Cárgalas por separado una a una a ver si esa resucita. 
Un problema típico por lo que se ve es que si una se descarga mas que las demás por el motivo que sea luego el cargador no se aclara ya que carga a todas por igual.


----------



## Avispon (Abr 14, 2015)

sublime_0410 dijo:


> Probablemente  sea el cargador. chécalo con un multimetro.



No es el cargador he probado con 2 nuevos e iguales 



Scooter dijo:


> ¿Las agotabas por completo?
> Parece que al menos una está dañada.
> Cárgalas por separado una a una a ver si esa resucita.
> Un problema típico por lo que se ve es que si una se descarga mas que las demás por el motivo que sea luego el cargador no se aclara ya que carga a todas por igual.



agregue un pokito de agua destilada a esas dos baterias que bajan mas el voltage y le di carga lenta por unas 8horas por separadas y todo sigue igual. Agradeceria mas opiniones a ver si puedo dar con el problema real. Gracias


----------



## DOSMETROS (Abr 14, 2015)

Entonces esas baterías han fallecido . . .


----------



## Scooter (Abr 14, 2015)

Me parece que sencillamente están deterioradas. El motivo, ni idea. Probablemente por descargarlas excesivamente.


----------



## Avispon (Abr 14, 2015)

DOSMETROS dijo:


> Entonces esas baterías han fallecido . . .



Pero asi sin más?? Yo no las descargaba completas nunca ni nada. No se les podrá hechar acido ?? es que se ve nuevesita y de echo estan nuevas ni infladas ni nada y con un uso casi nulo


----------



## opamp (Abr 14, 2015)

Amigo, reclama la garantía!, lleva todo el pack.
 Asegurate que cada una se cargue hasta 14.5V, fijate en la placa muchas de estas baterías se cargan hasta 15V,utiliza una carga no más rápida que 5horas, más lenta mejor.


----------



## Avispon (Abr 14, 2015)

opamp dijo:


> Amigo, reclama la garantía!, lleva todo el pack.

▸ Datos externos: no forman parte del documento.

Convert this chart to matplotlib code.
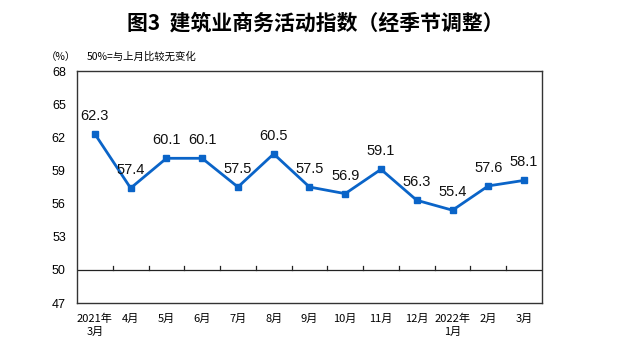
import matplotlib.pyplot as plt
import numpy as np

plt.rcParams['font.family'] = ['Liberation Sans', 'Noto Sans CJK SC', 'DejaVu Sans']

# Data
months = ["2021年\n3月", "4月", "5月", "6月", "7月", "8月", "9月", "10月",
          "11月", "12月", "2022年\n1月", "2月", "3月"]
values = [62.3, 57.4, 60.1, 60.1, 57.5, 60.5, 57.5, 56.9, 59.1, 56.3, 55.4, 57.6, 58.1]
yticks = [47, 50, 53, 56, 59, 62, 65, 68]

fig = plt.figure(figsize=(6.3, 3.52), dpi=100)
ax = fig.add_axes([0.1222, 0.1392, 0.738, 0.659])

x = np.arange(len(values))
line_color = "#0A64C8"
ax.plot(x, values, color=line_color, linewidth=2, marker="s", markersize=5,
        markerfacecolor=line_color, markeredgecolor=line_color)

# Data labels
for xi, v in zip(x, values):
    ax.annotate(f"{v:.1f}", (xi, v), xytext=(0, 8), textcoords="offset points",
                ha="center", va="bottom", fontsize=10.5, color="#111111")

# Reference line at 50 with category separators
ax.axhline(50, color="#222222", linewidth=0.9)
for b in np.arange(0.5, len(values) - 1, 1.0):
    ax.plot([b, b], [50, 50.35], color="#222222", linewidth=0.9)

ax.set_xlim(-0.5, len(values) - 0.5)
ax.set_ylim(47, 68)
ax.set_yticks(yticks)
ax.set_yticklabels([str(t) for t in yticks], fontsize=9)
ax.set_xticks(x)
ax.set_xticklabels(months, fontsize=8, family=['Noto Sans CJK SC', 'DejaVu Sans'],
                   linespacing=1.3)
ax.tick_params(axis="both", length=0)
ax.tick_params(axis="x", pad=8)
ax.tick_params(axis="y", pad=8)

for s in ax.spines.values():
    s.set_color("#333333")
    s.set_linewidth(1.0)

# Title and notes
fig.text(0.5, 0.935, "图3  建筑业商务活动指数（经季节调整）", ha="center", va="center",
         fontsize=15, fontweight="bold", family=['Noto Sans CJK SC', 'DejaVu Sans'])
fig.text(0.072, 0.838, "（%）", ha="left", va="center", fontsize=7.5,
         family=['Noto Sans CJK SC', 'DejaVu Sans'])
fig.text(0.138, 0.838, "50%=与上月比较无变化", ha="left", va="center", fontsize=7.5,
         family=['Noto Sans CJK SC', 'DejaVu Sans'])

plt.savefig("out.png", dpi=100)
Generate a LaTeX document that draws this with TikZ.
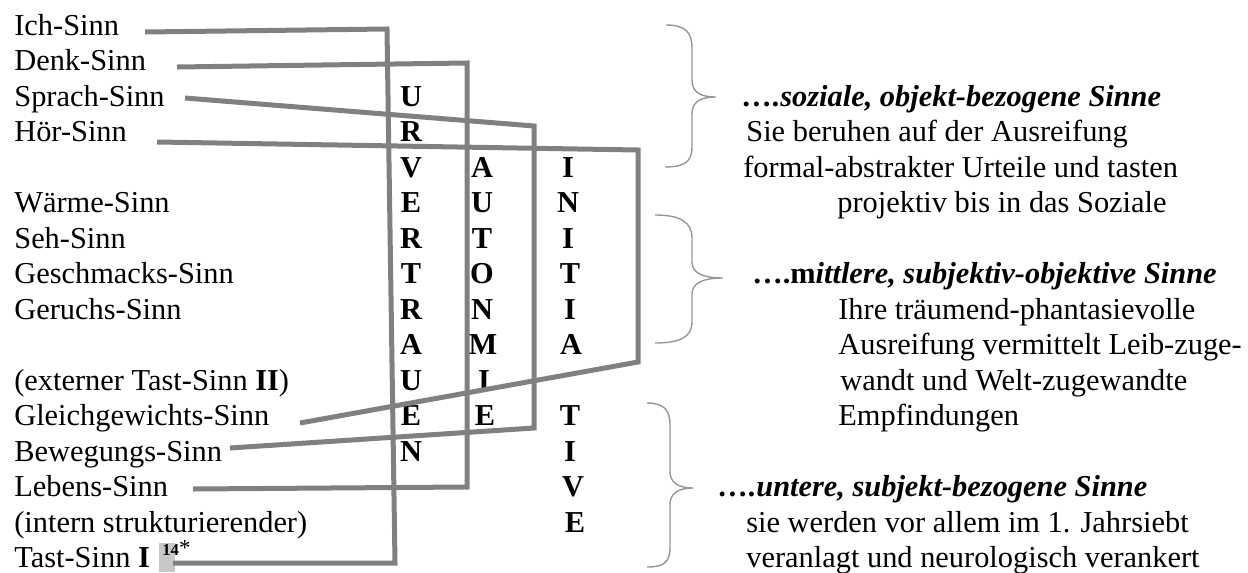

Es una opcion dificil, vivo en cuba y compre la moto por panama


----------



## darienblancojaime (Mar 24, 2018)

hola a todos han pensado en colocar un osilador en un veiculo electrico de 60v donde usen una bateria de automovil para alimentarlo con 12v seria una biuena idea si pensamos en el costo de las baterias tanto de plomo acido como las de li-ion


----------



## ricbevi (Mar 24, 2018)

En único problema con tu idea es que la energía solo se puede transformar(leer aquí) por lo que necesitarías una batería al menos 5 veces mas grande(sin contar con las perdidas del "oscilador")en potencia almacenada si quieres tener la misma autonomía.
Saludos.

Ric.


----------



## Scooter (Mar 24, 2018)

No le veo ningún sentido.
¿Que es lo que se supone que se gana, se mejora con ese invento?

Yo veo solo desventajas:

Batería mas grande para igual autonomía para compensar las pérdidas del elevador
Agregas el elevador (lo que tu llamas oscilador)
Mucha pero que mucha menor corriente para arrancadas etc, a no ser que el elevador sea monstruoso
Pérdidas en el elevador
Coste del elevador
Volumen que ocupa el elevador
Cables de mayor sección por la mayor corriente que han de soportar para igualar la potencia
Si me cuentas alguna ventaja a lo mejor lo veo, solo se me ocurre que al ser el circuito principal a menor tensión sea menos peligroso, pero como ten en cuenta que 50V no es demasiado peligroso y que las corrientes de cortocircuito se disparan por la mayor corriente que entregaría una batería igual configurada a menor tensión.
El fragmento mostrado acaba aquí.